Stored entries
══════════

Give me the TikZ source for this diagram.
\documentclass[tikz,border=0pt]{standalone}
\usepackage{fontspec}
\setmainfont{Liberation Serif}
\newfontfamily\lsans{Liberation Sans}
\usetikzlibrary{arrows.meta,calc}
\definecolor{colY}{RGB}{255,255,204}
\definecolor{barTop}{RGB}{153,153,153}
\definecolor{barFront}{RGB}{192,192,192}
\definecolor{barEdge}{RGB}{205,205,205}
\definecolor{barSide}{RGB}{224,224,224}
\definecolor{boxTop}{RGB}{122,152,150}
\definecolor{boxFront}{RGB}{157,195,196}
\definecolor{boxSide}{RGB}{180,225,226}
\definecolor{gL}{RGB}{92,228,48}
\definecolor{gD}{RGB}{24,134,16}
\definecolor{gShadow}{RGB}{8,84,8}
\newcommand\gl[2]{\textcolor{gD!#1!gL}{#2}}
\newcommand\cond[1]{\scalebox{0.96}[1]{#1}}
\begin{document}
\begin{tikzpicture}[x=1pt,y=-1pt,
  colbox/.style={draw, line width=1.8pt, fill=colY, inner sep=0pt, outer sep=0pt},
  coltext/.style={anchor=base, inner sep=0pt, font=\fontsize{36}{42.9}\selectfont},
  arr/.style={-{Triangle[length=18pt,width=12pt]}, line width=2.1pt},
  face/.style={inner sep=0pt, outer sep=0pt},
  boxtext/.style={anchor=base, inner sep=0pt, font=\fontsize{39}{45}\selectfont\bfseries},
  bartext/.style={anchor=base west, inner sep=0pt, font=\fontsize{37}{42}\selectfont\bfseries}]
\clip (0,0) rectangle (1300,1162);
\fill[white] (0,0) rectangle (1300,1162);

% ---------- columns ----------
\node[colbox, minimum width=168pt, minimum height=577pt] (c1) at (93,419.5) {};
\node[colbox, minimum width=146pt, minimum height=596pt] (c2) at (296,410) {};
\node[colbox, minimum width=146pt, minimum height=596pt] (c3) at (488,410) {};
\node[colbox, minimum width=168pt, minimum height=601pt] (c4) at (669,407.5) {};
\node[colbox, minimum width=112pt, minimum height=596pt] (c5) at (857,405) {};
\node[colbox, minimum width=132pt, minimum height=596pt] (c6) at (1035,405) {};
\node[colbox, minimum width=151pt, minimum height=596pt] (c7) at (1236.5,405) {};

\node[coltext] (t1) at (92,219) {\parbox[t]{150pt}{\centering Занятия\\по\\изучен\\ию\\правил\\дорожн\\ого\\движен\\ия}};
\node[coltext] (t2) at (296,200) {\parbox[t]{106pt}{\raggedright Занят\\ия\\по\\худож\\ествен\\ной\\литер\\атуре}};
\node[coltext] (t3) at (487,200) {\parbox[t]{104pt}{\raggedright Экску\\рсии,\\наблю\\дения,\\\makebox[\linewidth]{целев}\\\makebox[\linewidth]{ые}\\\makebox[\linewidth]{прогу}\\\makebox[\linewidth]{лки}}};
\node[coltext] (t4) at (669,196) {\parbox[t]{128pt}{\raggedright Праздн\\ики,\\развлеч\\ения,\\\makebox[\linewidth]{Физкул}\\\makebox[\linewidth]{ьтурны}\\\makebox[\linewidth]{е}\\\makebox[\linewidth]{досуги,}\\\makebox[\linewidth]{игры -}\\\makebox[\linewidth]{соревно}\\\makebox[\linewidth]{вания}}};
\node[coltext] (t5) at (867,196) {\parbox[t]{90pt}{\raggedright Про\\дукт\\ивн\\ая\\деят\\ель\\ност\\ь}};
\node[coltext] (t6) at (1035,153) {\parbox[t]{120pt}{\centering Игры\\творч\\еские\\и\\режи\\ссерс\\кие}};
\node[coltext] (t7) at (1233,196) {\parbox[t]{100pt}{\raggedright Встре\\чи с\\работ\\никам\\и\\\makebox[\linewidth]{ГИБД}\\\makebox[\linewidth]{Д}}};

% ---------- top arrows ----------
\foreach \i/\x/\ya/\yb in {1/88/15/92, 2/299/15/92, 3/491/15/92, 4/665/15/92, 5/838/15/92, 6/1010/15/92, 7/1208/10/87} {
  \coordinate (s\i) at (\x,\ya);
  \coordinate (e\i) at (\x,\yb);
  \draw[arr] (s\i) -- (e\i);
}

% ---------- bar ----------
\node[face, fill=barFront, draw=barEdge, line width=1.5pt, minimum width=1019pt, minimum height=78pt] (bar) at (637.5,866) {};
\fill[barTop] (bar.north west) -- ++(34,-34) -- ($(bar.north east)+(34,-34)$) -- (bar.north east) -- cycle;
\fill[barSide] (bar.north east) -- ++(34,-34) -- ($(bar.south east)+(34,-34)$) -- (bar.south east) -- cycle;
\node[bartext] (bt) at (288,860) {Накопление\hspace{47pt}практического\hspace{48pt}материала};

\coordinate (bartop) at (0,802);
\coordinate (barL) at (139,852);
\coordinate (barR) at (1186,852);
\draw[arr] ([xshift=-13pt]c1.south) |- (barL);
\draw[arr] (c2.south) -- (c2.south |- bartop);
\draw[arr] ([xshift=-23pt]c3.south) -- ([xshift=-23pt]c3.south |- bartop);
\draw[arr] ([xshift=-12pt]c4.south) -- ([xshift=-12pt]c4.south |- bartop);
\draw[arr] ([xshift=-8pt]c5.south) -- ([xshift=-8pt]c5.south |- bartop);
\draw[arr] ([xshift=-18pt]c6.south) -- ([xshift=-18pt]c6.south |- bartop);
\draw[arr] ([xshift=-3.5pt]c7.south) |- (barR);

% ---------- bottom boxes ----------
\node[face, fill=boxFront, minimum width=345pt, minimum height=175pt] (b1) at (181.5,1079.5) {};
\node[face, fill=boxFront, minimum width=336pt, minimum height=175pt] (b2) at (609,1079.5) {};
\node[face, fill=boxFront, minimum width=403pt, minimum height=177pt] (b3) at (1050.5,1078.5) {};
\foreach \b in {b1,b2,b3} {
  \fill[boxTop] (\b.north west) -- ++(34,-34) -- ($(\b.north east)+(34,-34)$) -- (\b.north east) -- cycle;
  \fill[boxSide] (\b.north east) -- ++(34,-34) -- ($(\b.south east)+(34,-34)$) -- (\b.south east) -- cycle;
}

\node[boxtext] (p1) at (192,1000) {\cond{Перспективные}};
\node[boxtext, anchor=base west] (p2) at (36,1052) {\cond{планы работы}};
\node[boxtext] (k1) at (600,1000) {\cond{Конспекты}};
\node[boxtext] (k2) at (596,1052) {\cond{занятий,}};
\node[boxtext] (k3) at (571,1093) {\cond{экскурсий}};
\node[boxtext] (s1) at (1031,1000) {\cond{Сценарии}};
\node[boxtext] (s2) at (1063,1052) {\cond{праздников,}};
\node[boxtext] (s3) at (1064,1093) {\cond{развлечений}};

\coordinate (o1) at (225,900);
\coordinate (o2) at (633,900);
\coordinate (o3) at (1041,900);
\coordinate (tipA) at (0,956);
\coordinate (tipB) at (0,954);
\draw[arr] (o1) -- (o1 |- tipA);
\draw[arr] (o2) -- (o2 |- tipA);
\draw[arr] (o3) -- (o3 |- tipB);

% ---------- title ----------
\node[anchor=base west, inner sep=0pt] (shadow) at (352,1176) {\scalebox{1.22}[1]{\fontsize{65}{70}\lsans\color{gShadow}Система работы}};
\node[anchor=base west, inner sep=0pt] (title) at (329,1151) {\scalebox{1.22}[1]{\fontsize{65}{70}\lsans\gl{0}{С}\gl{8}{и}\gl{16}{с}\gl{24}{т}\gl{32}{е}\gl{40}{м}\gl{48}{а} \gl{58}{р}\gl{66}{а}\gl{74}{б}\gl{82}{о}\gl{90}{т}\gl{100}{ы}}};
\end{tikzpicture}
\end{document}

══════════

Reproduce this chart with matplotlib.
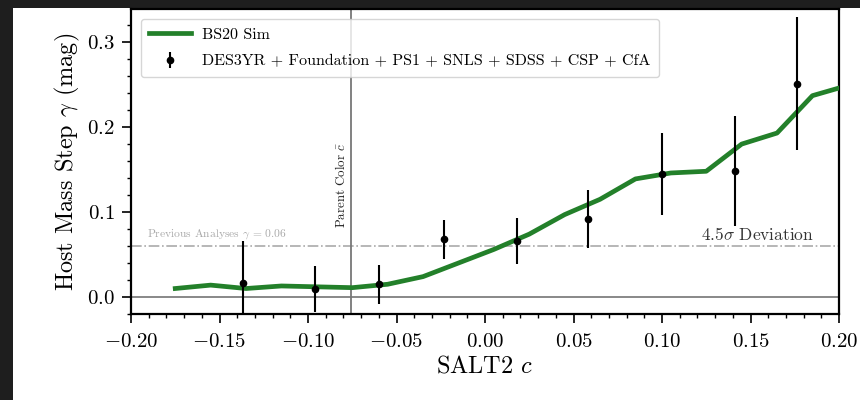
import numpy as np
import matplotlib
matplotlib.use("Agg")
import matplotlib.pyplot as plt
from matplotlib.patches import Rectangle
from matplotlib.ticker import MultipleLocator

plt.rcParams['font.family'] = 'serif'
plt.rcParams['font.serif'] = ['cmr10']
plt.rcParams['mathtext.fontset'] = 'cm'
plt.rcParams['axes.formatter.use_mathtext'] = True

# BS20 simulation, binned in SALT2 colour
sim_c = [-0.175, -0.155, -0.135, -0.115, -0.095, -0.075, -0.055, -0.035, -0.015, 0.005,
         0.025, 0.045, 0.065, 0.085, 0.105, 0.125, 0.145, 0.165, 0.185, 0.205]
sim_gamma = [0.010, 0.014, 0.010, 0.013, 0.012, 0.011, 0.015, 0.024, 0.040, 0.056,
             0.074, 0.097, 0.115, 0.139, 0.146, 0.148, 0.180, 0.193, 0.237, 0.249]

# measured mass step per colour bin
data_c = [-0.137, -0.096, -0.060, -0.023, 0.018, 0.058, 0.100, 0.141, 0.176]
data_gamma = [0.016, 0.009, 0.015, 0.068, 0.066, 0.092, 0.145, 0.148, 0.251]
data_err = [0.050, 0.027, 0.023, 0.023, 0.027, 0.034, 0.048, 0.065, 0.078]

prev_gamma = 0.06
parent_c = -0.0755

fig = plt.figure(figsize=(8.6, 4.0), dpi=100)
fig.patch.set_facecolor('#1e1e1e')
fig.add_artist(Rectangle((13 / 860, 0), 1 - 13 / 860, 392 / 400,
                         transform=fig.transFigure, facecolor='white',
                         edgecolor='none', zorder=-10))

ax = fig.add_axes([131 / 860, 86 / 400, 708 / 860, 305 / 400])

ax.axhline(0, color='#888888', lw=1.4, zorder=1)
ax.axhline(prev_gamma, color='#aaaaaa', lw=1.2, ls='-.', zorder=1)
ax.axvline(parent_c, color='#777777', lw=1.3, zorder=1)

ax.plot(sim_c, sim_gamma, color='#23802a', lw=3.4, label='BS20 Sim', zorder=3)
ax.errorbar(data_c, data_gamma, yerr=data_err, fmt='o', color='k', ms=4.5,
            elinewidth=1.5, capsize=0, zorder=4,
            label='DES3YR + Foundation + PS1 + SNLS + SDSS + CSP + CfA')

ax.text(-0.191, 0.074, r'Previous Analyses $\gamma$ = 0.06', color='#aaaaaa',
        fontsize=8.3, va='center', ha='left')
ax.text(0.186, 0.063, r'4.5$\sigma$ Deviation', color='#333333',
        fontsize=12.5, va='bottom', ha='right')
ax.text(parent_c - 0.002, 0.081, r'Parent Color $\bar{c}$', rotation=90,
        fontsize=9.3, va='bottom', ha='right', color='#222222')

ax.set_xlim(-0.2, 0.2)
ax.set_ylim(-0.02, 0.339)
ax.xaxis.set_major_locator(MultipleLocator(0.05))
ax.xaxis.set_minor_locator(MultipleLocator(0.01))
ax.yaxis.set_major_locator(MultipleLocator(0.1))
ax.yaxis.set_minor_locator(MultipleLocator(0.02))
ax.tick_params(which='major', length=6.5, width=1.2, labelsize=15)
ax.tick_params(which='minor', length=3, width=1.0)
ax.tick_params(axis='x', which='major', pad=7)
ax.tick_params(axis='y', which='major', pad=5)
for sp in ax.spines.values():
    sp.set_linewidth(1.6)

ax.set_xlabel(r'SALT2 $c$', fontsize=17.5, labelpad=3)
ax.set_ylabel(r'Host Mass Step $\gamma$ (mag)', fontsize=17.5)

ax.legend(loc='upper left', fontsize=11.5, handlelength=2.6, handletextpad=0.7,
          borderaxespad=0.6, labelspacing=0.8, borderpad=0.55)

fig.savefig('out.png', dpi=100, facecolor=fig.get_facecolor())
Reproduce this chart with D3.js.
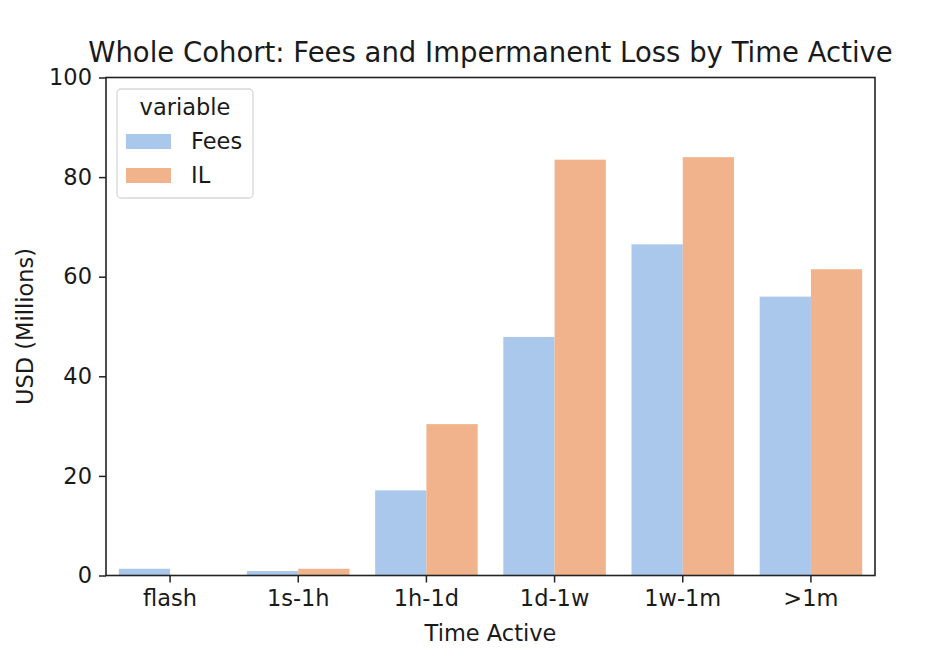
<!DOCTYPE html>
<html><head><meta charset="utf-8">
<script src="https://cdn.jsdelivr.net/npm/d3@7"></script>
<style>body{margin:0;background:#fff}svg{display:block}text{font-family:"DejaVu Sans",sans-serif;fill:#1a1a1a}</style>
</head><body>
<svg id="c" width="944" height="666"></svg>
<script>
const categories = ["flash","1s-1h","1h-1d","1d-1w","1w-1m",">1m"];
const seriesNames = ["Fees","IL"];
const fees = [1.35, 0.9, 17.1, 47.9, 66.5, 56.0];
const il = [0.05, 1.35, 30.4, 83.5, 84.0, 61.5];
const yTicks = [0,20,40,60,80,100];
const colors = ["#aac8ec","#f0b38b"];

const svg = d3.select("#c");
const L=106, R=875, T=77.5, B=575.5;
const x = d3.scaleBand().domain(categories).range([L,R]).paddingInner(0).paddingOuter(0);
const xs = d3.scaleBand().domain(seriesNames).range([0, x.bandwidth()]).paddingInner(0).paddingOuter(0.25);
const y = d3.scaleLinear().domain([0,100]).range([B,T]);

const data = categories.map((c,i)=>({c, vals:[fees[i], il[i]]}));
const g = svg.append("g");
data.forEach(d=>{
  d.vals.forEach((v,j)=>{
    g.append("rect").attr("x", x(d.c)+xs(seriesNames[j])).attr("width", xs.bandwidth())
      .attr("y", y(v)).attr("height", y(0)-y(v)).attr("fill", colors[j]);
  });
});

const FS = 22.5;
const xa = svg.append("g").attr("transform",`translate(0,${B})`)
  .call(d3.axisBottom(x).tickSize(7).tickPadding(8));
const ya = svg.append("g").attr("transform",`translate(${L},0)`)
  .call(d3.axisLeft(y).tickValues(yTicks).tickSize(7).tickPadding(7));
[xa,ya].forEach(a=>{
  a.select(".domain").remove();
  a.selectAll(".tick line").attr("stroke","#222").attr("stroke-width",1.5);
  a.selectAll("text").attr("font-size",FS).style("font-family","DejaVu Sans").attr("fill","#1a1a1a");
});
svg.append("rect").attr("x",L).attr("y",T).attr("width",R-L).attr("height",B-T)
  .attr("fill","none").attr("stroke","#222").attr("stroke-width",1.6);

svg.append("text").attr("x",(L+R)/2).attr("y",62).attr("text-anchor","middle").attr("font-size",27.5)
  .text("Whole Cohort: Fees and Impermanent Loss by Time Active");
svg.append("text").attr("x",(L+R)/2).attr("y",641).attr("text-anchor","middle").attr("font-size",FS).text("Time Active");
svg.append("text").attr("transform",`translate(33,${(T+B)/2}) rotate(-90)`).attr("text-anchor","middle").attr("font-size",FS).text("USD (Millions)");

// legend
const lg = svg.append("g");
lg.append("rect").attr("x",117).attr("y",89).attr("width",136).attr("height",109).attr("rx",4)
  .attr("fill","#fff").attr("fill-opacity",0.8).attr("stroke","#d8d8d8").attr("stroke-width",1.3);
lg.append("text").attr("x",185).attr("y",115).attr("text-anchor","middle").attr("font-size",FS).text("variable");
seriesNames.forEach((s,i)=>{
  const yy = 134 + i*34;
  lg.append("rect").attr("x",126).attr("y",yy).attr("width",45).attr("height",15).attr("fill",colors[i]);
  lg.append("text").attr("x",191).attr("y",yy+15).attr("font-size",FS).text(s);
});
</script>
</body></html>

══════════

WORK INSTRUCTIONS
Copy out every line of the listing that includes the string "this".

OUTPUT OF THE EXERCISE
Give me the TikZ source for this diagram.
Reproduce this chart with matplotlib.
Reproduce this chart with D3.js.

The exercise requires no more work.